Una reforma que pretenda introducir cambios de alguna importancia en el sistema de división territorial del poder, sea cual sea el número de artículos de la Constitución afectados, ha de seguir un complejo procedimiento a lo largo de dos legislaturas sucesivas. La primera para aprobar el “principio” de la reforma, y la siguiente para desarrollarlo; en ambos casos por mayoría de dos tercios de cada unas de las Cámaras. Pero no sólo requiere el apoyo de dos legislaturas sucesivas, sino también, dos intervenciones sucesivas del cuerpo electoral. La primera, en las elecciones que dan paso de una a otra legislatura, en las que, cabe suponer, los distintos partidos incluirán en sus programas las propuestas sobre el desarrollo del “principio”; la segunda, en el referéndum final sobre el texto aprobado en las Cortes.

En consecuencia, para reformar la Constitución en la próxima legislatura (entre el 2016 y el 2020), el “principio” debería ser aprobado por las Cortes en el curso de esta, y difícilmente podrán hacerlo si nadie se lo propone, una propuesta que si se inicia en el Congreso, como es habitual y razonable, ha de ser apoyada por dos grupos parlamentarios, o una quinta parte de los diputados. El PSOE supera ese porcentaje, pero no parece dispuesto ni a actuar por sí solo ni a recabar el apoyo de otro grupo parlamentario. Se limita a pedir, una y otra vez, la creación de una subcomisión en el seno de la Comisión Constitucional del Congreso, no para que esta haga una proposición de reforma, para lo que carece de competencia, sino para dar ocasión a que los partidos hablen de ella y eventualmente se pongan de acuerdo sobre un texto que pudiese recoger el apoyo de dos grupos o setenta diputados. Algo, en definitiva, para lo que no es necesario ni una comisión, ni una subcomisión ni órgano alguno.

No es fácil comprender las razones que han llevado al PSOE a no hacer directamente la proposición de reforma e insistir en esta rebuscada vía; tal vez, cabe pensar, el deseo de asociar desde el comienzo al PP, no para asegurar el éxito de la empresa, sino para no correr el riesgo de que este use en provecho propio la previsible reacción “españolista” frente a la iniciativa. Pero es por el contrario evidente que con esta actitud, los socialistas dejan esa iniciativa en manos de los populares, cuya aversión por la reforma es bien conocida.

Las fuerzas políticas que dominan la política nacional habrán prestado así un doble servicio al independentismo catalán: primero, al negarse de plano a la propuesta de hacer un referéndum legal y puramente consultivo; ahora, al no acometer la reforma de la Constitución.

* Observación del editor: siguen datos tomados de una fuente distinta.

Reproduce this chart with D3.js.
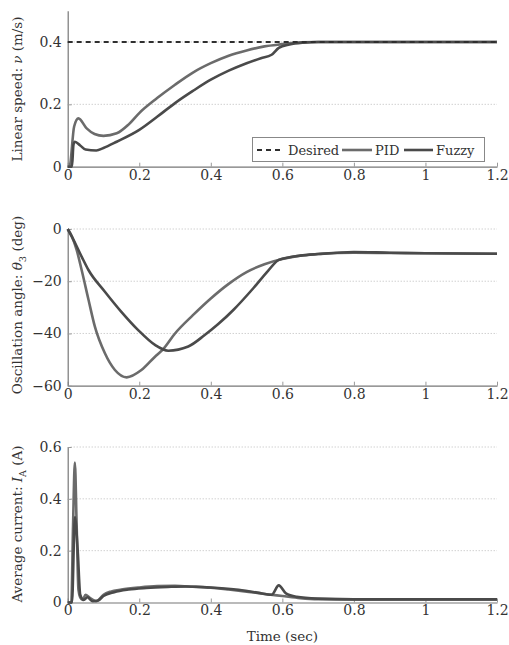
<!DOCTYPE html>
<html>
<head>
<meta charset="utf-8">
<script src="https://cdn.jsdelivr.net/npm/d3@7"></script>
<style>
  html, body { margin: 0; padding: 0; background: #fff; }
  svg { display: block; }
</style>
</head>
<body>
<svg id="chart" width="509" height="645"></svg>
<script>
// ---------- data ----------
const xTicks = [0, 0.2, 0.4, 0.6, 0.8, 1, 1.2];

// Panel 1: linear speed (m/s)
const speedTicks = [0, 0.2, 0.4];
const desiredTime = [0, 1.2];
const desiredSpeed = [0.4, 0.4];
const speedTimePID = [0, 0.005, 0.018, 0.03, 0.053, 0.075, 0.1, 0.137, 0.17, 0.2, 0.25, 0.3, 0.35, 0.4, 0.45, 0.5, 0.55, 0.6, 0.65, 0.7, 0.8, 1.2];
const speedPID     = [0, 0, 0.129, 0.155, 0.123, 0.105, 0.099, 0.107, 0.135, 0.172, 0.22, 0.263, 0.302, 0.332, 0.356, 0.373, 0.386, 0.393, 0.399, 0.4, 0.4, 0.4];
const speedTimeFuzzy = [0, 0.012, 0.016, 0.02, 0.035, 0.05, 0.08, 0.1, 0.137, 0.2, 0.25, 0.3, 0.35, 0.4, 0.45, 0.5, 0.54, 0.57, 0.59, 0.62, 0.66, 0.7, 0.8, 1.2];
const speedFuzzy     = [0, 0, 0.07, 0.08, 0.068, 0.055, 0.052, 0.06, 0.08, 0.118, 0.16, 0.204, 0.243, 0.279, 0.308, 0.332, 0.348, 0.359, 0.381, 0.392, 0.398, 0.4, 0.4, 0.4];

// Panel 2: oscillation angle (deg)
const angleTicks = [-60, -40, -20, 0];
const angleTimePID = [0, 0.012, 0.025, 0.039, 0.058, 0.076, 0.104, 0.132, 0.165, 0.206, 0.244, 0.267, 0.3, 0.35, 0.4, 0.45, 0.5, 0.55, 0.6, 0.65, 0.7, 0.8, 0.9, 1.0, 1.2];
const anglePID     = [0, -3, -8, -15.7, -27, -37.4, -47.6, -54, -56.8, -54, -48.9, -46, -40, -33, -26.6, -21, -16.5, -13.5, -11.5, -10.2, -9.6, -9.1, -9.2, -9.3, -9.5];
const angleTimeFuzzy = [0, 0.012, 0.039, 0.058, 0.104, 0.15, 0.197, 0.244, 0.281, 0.337, 0.383, 0.42, 0.463, 0.52, 0.56, 0.59, 0.62, 0.65, 0.7, 0.8, 0.9, 1.0, 1.2];
const angleFuzzy     = [0, -3, -10.6, -15.7, -24, -31.7, -38.7, -44.4, -46.6, -45, -40.6, -36.5, -31, -22.5, -16, -11.8, -10.8, -10.2, -9.6, -8.8, -9.1, -9.3, -9.5];

// Panel 3: average current (A)
const currentTicks = [0, 0.2, 0.4, 0.6];
const currentTimePID = [0, 0.01, 0.015, 0.02, 0.025, 0.03, 0.035, 0.042, 0.05, 0.06, 0.08, 0.1, 0.12, 0.15, 0.2, 0.25, 0.3, 0.35, 0.4, 0.45, 0.5, 0.55, 0.6, 0.65, 0.7, 0.8, 1.2];
const currentPID     = [0, 0, 0.3, 0.54, 0.3, 0.05, 0.02, 0.01, 0.03, 0.02, 0.005, 0.03, 0.042, 0.05, 0.058, 0.063, 0.064, 0.061, 0.057, 0.05, 0.042, 0.033, 0.025, 0.017, 0.013, 0.012, 0.012];
const currentTimeFuzzy = [0, 0.012, 0.02, 0.028, 0.035, 0.045, 0.055, 0.07, 0.085, 0.1, 0.13, 0.17, 0.22, 0.28, 0.33, 0.4, 0.47, 0.53, 0.57, 0.59, 0.61, 0.64, 0.7, 0.8, 1.2];
const currentFuzzy     = [0, 0, 0.33, 0.2, 0.03, 0.01, 0.02, 0.005, 0.008, 0.025, 0.04, 0.05, 0.056, 0.06, 0.062, 0.058, 0.05, 0.038, 0.03, 0.066, 0.035, 0.022, 0.015, 0.012, 0.012];

const legendLabels = ["Desired", "PID", "Fuzzy"];

// ---------- drawing ----------
const FONT = "'DejaVu Serif', 'Liberation Serif', 'Noto Serif', serif";
const svg = d3.select("#chart").style("font-family", FONT);
svg.append("rect").attr("width", 509).attr("height", 645).attr("fill", "#fff");

const colPID = "#6b6b6b", colFuzzy = "#4a4a4a", colDesired = "#2f2f2f", colText = "#333";
const x = d3.scaleLinear().domain([0, 1.2]).range([67.7, 497]);

const fmt = d => {
  if (d === 0) return "0";
  const s = String(+Math.abs(d).toFixed(2));
  return (d < 0 ? "\u2212" : "") + s;
};

function zip(ts, vs) { return ts.map((t, i) => [t, vs[i]]); }

function styleText(sel, size) {
  sel.style("font-family", FONT).attr("font-size", size).attr("fill", colText);
}

function panel(cfg) {
  const y = d3.scaleLinear().domain(cfg.domain).range(cfg.range);
  const g = svg.append("g");

  g.selectAll("line.grid").data(cfg.yTicks.filter(v => v !== cfg.domain[0]))
    .join("line")
    .attr("x1", x(0) + 3).attr("x2", x(1.2))
    .attr("y1", d => y(d)).attr("y2", d => y(d))
    .attr("stroke", "#bbb").attr("stroke-width", 1).attr("stroke-dasharray", "1,2");

  const xa = g.append("g").attr("transform", `translate(0,${y(cfg.domain[0])})`)
    .call(d3.axisBottom(x).tickValues(xTicks).tickFormat(fmt).tickSizeInner(-4).tickSizeOuter(0).tickPadding(3));
  xa.select(".domain").attr("stroke", "#777").attr("stroke-width", 1.2);
  xa.selectAll(".tick line").attr("stroke", "#999");
  styleText(xa.selectAll("text"), 14);

  const ya = g.append("g").attr("transform", `translate(${x(0)},0)`)
    .call(d3.axisLeft(y).tickValues(cfg.yTicks).tickFormat(fmt).tickSizeInner(-4).tickSizeOuter(0).tickPadding(6));
  ya.select(".domain").attr("stroke", "#777").attr("stroke-width", 1.2);
  ya.selectAll(".tick line").attr("stroke", "#999");
  styleText(ya.selectAll("text"), 14);

  const line = d3.line().x(d => x(d[0])).y(d => y(d[1])).curve(d3.curveMonotoneX);
  cfg.series.forEach(s => {
    g.append("path").datum(zip(s.t, s.v))
      .attr("d", line).attr("fill", "none")
      .attr("stroke", s.color).attr("stroke-width", s.width || 2.6)
      .attr("stroke-dasharray", s.dash || null)
      .attr("stroke-linejoin", "round");
  });

  const lbl = g.append("text")
    .attr("transform", `translate(${cfg.labelX},${cfg.labelY}) rotate(-90)`)
    .attr("text-anchor", "middle");
  styleText(lbl, 13.5);
  cfg.label(lbl);
  return y;
}

panel({
  domain: [0, 0.5], range: [166.7, 10.8], yTicks: speedTicks,
  labelX: 22, labelY: 89,
  series: [
    { t: speedTimePID, v: speedPID, color: colPID },
    { t: speedTimeFuzzy, v: speedFuzzy, color: colFuzzy },
    { t: desiredTime, v: desiredSpeed, color: colDesired, dash: "5,4", width: 2 }
  ],
  label: t => {
    t.append("tspan").text("Linear speed:  ");
    t.append("tspan").attr("font-style", "italic").text("ν");
    t.append("tspan").text(" (m/s)");
  }
});

panel({
  domain: [-60, 0], range: [385.7, 229], yTicks: angleTicks,
  labelX: 22, labelY: 305,
  series: [
    { t: angleTimePID, v: anglePID, color: colPID },
    { t: angleTimeFuzzy, v: angleFuzzy, color: colFuzzy }
  ],
  label: t => {
    t.append("tspan").text("Oscillation angle:  ");
    t.append("tspan").attr("font-style", "italic").text("θ");
    t.append("tspan").attr("font-size", 10).attr("dy", 4).text("3");
    t.append("tspan").attr("dy", -4).text(" (deg)");
  }
});

panel({
  domain: [0, 0.6], range: [602.5, 447], yTicks: currentTicks,
  labelX: 22, labelY: 524,
  series: [
    { t: currentTimePID, v: currentPID, color: colPID },
    { t: currentTimeFuzzy, v: currentFuzzy, color: colFuzzy }
  ],
  label: t => {
    t.append("tspan").text("Average current:  ");
    t.append("tspan").attr("font-style", "italic").text("I");
    t.append("tspan").attr("font-size", 9.5).attr("dy", 4).text("A");
    t.append("tspan").attr("dy", -4).text(" (A)");
  }
});

const xl = svg.append("text").attr("x", x(0.6)).attr("y", 641)
  .attr("text-anchor", "middle").text("Time (sec)");
styleText(xl, 13.5);

const lg = svg.append("g");
lg.append("rect").attr("x", 252.5).attr("y", 137.5).attr("width", 232).attr("height", 24)
  .attr("fill", "#fff").attr("stroke", "#888").attr("stroke-width", 1);
const legendItems = [
  { label: legendLabels[0], x1: 257, x2: 283, tx: 288, color: colDesired, dash: "5,4", w: 2 },
  { label: legendLabels[1], x1: 342, x2: 372, tx: 375, color: colPID, dash: null, w: 2.6 },
  { label: legendLabels[2], x1: 404, x2: 433, tx: 436, color: colFuzzy, dash: null, w: 2.6 }
];
legendItems.forEach(d => {
  lg.append("line").attr("x1", d.x1).attr("x2", d.x2).attr("y1", 150).attr("y2", 150)
    .attr("stroke", d.color).attr("stroke-width", d.w).attr("stroke-dasharray", d.dash);
  const t = lg.append("text").attr("x", d.tx).attr("y", 154.5).text(d.label);
  styleText(t, 13);
});
</script>
</body>
</html>
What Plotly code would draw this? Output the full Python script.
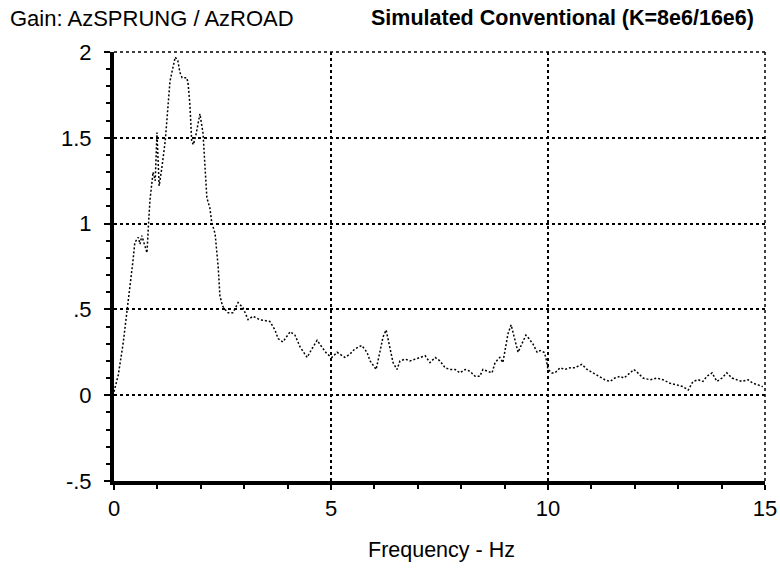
import plotly.graph_objects as go

freq_hz = [0.00, 0.10, 0.21, 0.30, 0.37, 0.44, 0.48, 0.56, 0.60, 0.64, 0.70, 0.76, 0.80, 0.83, 0.90, 0.95,
           0.99, 1.04, 1.10, 1.18, 1.29, 1.41, 1.47, 1.52, 1.57, 1.68, 1.71, 1.75, 1.79, 1.83, 1.89, 1.98,
           2.05, 2.10, 2.14, 2.21, 2.25, 2.33, 2.40, 2.44, 2.50, 2.56, 2.63, 2.74, 2.86, 2.97, 3.09, 3.20,
           3.36, 3.59, 3.71, 3.78, 3.89, 4.06, 4.17, 4.29, 4.45, 4.56, 4.68, 4.79, 4.91, 5.02, 5.14, 5.32,
           5.44, 5.55, 5.71, 5.83, 5.90, 6.04, 6.13, 6.20, 6.27, 6.34, 6.43, 6.52, 6.59, 6.71, 6.82, 6.94,
           7.05, 7.17, 7.28, 7.40, 7.51, 7.63, 7.74, 7.86, 7.97, 8.09, 8.20, 8.32, 8.43, 8.50, 8.60, 8.71,
           8.78, 8.89, 8.96, 9.01, 9.08, 9.15, 9.22, 9.31, 9.40, 9.49, 9.56, 9.65, 9.75, 9.82, 9.91, 9.95,
           10.00, 10.09, 10.16, 10.28, 10.39, 10.51, 10.62, 10.78, 10.90, 11.04, 11.20, 11.31, 11.43, 11.54,
           11.66, 11.75, 11.89, 11.98, 12.07, 12.19, 12.35, 12.51, 12.65, 12.81, 12.97, 13.11, 13.23, 13.34,
           13.46, 13.57, 13.66, 13.78, 13.89, 14.01, 14.12, 14.24, 14.35, 14.47, 14.61, 14.72, 14.84, 14.95]

gain = [0.02, 0.12, 0.30, 0.48, 0.63, 0.79, 0.89, 0.92, 0.88, 0.93, 0.88, 0.83, 1.02, 1.14, 1.30, 1.25,
        1.53, 1.22, 1.32, 1.48, 1.83, 1.97, 1.95, 1.88, 1.85, 1.85, 1.81, 1.69, 1.48, 1.46, 1.52, 1.64,
        1.53, 1.27, 1.15, 1.09, 1.01, 0.94, 0.75, 0.58, 0.52, 0.50, 0.48, 0.48, 0.54, 0.51, 0.44, 0.46,
        0.44, 0.43, 0.38, 0.33, 0.31, 0.37, 0.35, 0.28, 0.22, 0.27, 0.32, 0.28, 0.24, 0.22, 0.25, 0.22,
        0.24, 0.27, 0.29, 0.25, 0.20, 0.15, 0.26, 0.34, 0.38, 0.30, 0.19, 0.15, 0.20, 0.21, 0.20, 0.21,
        0.22, 0.23, 0.19, 0.22, 0.20, 0.16, 0.15, 0.15, 0.13, 0.15, 0.14, 0.11, 0.11, 0.15, 0.14, 0.13,
        0.19, 0.22, 0.19, 0.26, 0.36, 0.41, 0.34, 0.25, 0.30, 0.35, 0.33, 0.30, 0.25, 0.26, 0.25, 0.22,
        0.15, 0.13, 0.13, 0.16, 0.15, 0.16, 0.16, 0.18, 0.15, 0.13, 0.11, 0.09, 0.08, 0.10,
        0.11, 0.10, 0.13, 0.15, 0.13, 0.10, 0.09, 0.10, 0.09, 0.07, 0.06, 0.05, 0.03, 0.08,
        0.09, 0.08, 0.11, 0.13, 0.08, 0.10, 0.13, 0.10, 0.09, 0.08, 0.09, 0.07, 0.06, 0.05]

x_ticks = [0, 5, 10, 15]
x_labels = ["0", "5", "10", "15"]
y_ticks = [-0.5, 0, 0.5, 1, 1.5, 2]
y_labels = ["-.5", "0", ".5", "1", "1.5", "2"]

left_title = "Gain: AzSPRUNG / AzROAD"
right_title = "<b>Simulated Conventional (K=8e6/16e6)</b>"
x_title = "Frequency - Hz"

FONT = "Liberation Sans, Arial, sans-serif"

fig = go.Figure()
fig.add_trace(go.Scatter(x=freq_hz, y=gain, mode="lines",
                         line=dict(color="black", width=1.5, dash="2px,2px"),
                         hoverinfo="skip", showlegend=False))

border = dict(color="black", width=1.5, dash="dot")
fig.add_shape(type="line", xref="paper", yref="paper", x0=0, x1=1, y0=1, y1=1, line=border)
fig.add_shape(type="line", xref="paper", yref="paper", x0=1, x1=1, y0=0, y1=1, line=border)

fig.update_layout(
    width=780, height=568,
    margin=dict(l=114, r=15, t=52, b=87, autoexpand=False),
    paper_bgcolor="white", plot_bgcolor="white",
    font=dict(family=FONT, size=22, color="black"),
    showlegend=False,
    annotations=[
        dict(text=left_title, xref="paper", yref="paper", x=(8 - 114) / 651, y=(481 - 18) / 429,
             xanchor="left", yanchor="middle", showarrow=False, font=dict(size=22)),
        dict(text=right_title, xref="paper", yref="paper", x=(756 - 114) / 651, y=(481 - 18) / 429,
             xanchor="right", yanchor="middle", showarrow=False, font=dict(size=21.5)),
        dict(text=x_title, xref="paper", yref="paper", x=(441 - 114) / 651, y=(481 - 550) / 429,
             xanchor="center", yanchor="middle", showarrow=False, font=dict(size=21.5)),
    ],
)

fig.update_xaxes(
    range=[0, 15], tickvals=x_ticks, ticktext=x_labels, automargin=False,
    showgrid=True, gridcolor="black", gridwidth=1.5, griddash="dot",
    zeroline=False, showline=True, linecolor="black", linewidth=4,
    ticks="outside", ticklen=5, tickwidth=2, tickcolor="black",
    ticklabelstandoff=0,
    minor=dict(dtick=1, ticks="outside", ticklen=4, tickwidth=1.5, tickcolor="black", showgrid=False),
    fixedrange=True,
)
fig.update_yaxes(
    range=[-0.5, 2], tickvals=y_ticks, ticktext=y_labels, automargin=False,
    showgrid=True, gridcolor="black", gridwidth=1.5, griddash="dot",
    zeroline=False, showline=True, linecolor="black", linewidth=4,
    ticks="outside", ticklen=6, tickwidth=2, tickcolor="black",
    ticklabelstandoff=8,
    minor=dict(dtick=0.1, ticks="outside", ticklen=4, tickwidth=1.5, tickcolor="black", showgrid=False),
    fixedrange=True,
)

fig.write_html("out.html", config={"displayModeBar": False},
               post_script="document.body.style.margin='0';document.body.style.overflow='hidden';")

Una nueva y grave manifestación de esa parálisis galopante que puede terminar con la implosión de nuestra democracia constitucional y devolvernos a un pasado del que creíamos haber salido. A la vieja política de darnos una nueva Constitución en lugar de reformar la que tenemos. A la apertura de un “proceso constituyente”, que es ya el objetivo explícito de un poderoso partido político emergente, obstinado en presentar como nuevo este regreso a lo viejo.

Francisco Rubio Llorente, catedrático emérito de Derecho Constitucional; expresidente del Consejo de Estado.